On Dec 27, 2013, at 10:48, "Giampaolo Rodola'" <g.rodola@gmail.com> wrote:


On Fri, Dec 27, 2013 at 7:38 PM, M.-A. Lemburg <mal@egenix.com> wrote:
On 27.12.2013 19:18, Giampaolo Rodola' wrote:
> Today I was looking for a way to determine whether I was on Windows >=
> Vista and couldn't find anything so I came up with this [1].
>
> That led me to think about platform module.
> Honestly I can't see the usefulness of it as it doesn't give you any usable
> API to figure out what platform version you're on.

Have you had a look at the documentation ?

http://docs.python.org/2.7/library/platform.html?highlight=platform#windows-platform

Yes, on Windows XP I get a tuple like this:

('XP', '5.1.2600', 'SP3', 'Uniprocessor Free')

On Windows 7:

('7', '6.1.7600', '', 'Multiprocessor Free')

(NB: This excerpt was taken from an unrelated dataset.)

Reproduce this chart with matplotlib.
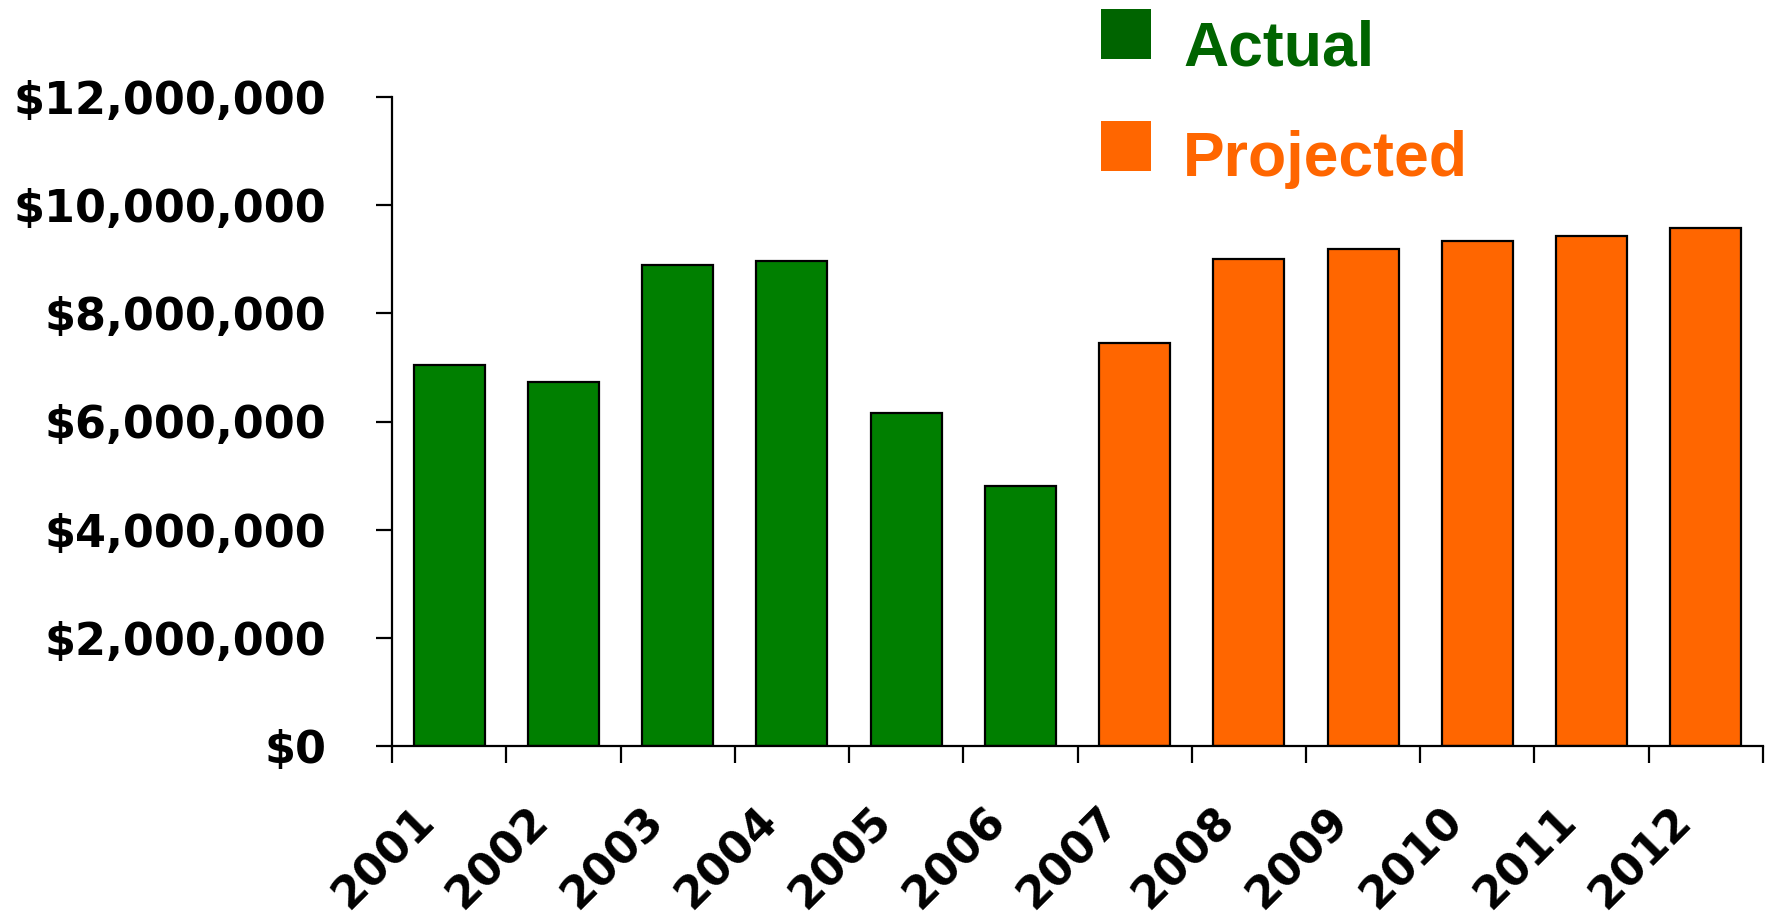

Neither of those are helpful to make assumptions such as "if I'm on Windows >= XP with SP3: do something".
The real deal would be dealing with a tuple of integers in order to use comparison operators, similarly to sys.version_info:

if sys.version_info >= (3, 0):
     # py3-specific code


So you want to write:

    if platform.win_version_info >= (5, 1, 2600):

Is that really much better than:

    if platform.win32_ver.version >= '5.1.2600':

There are a few cases with older windows versions where the third component is 3 digits, and it's always possible that could be true again, but I don't think it affects anything you're likely to be checking for in 2014.

If you want some different number... then what? It would be nice if Microsoft had a nice numbering scheme so
Windows 7 was 7 rather than 6.1, 2003 wasn't sometimes 5.1 and sometimes 5.2, etc. But they don't.

Meanwhile, Microsoft's suggested solution is that you not check for version numbers at runtime, but instead check for features. And there are good reasons for that--for example, XPSP3 N has exactly the same version numbers as XPSP3 normal, but if you try to use the new Windows Media APIs, you'll crash.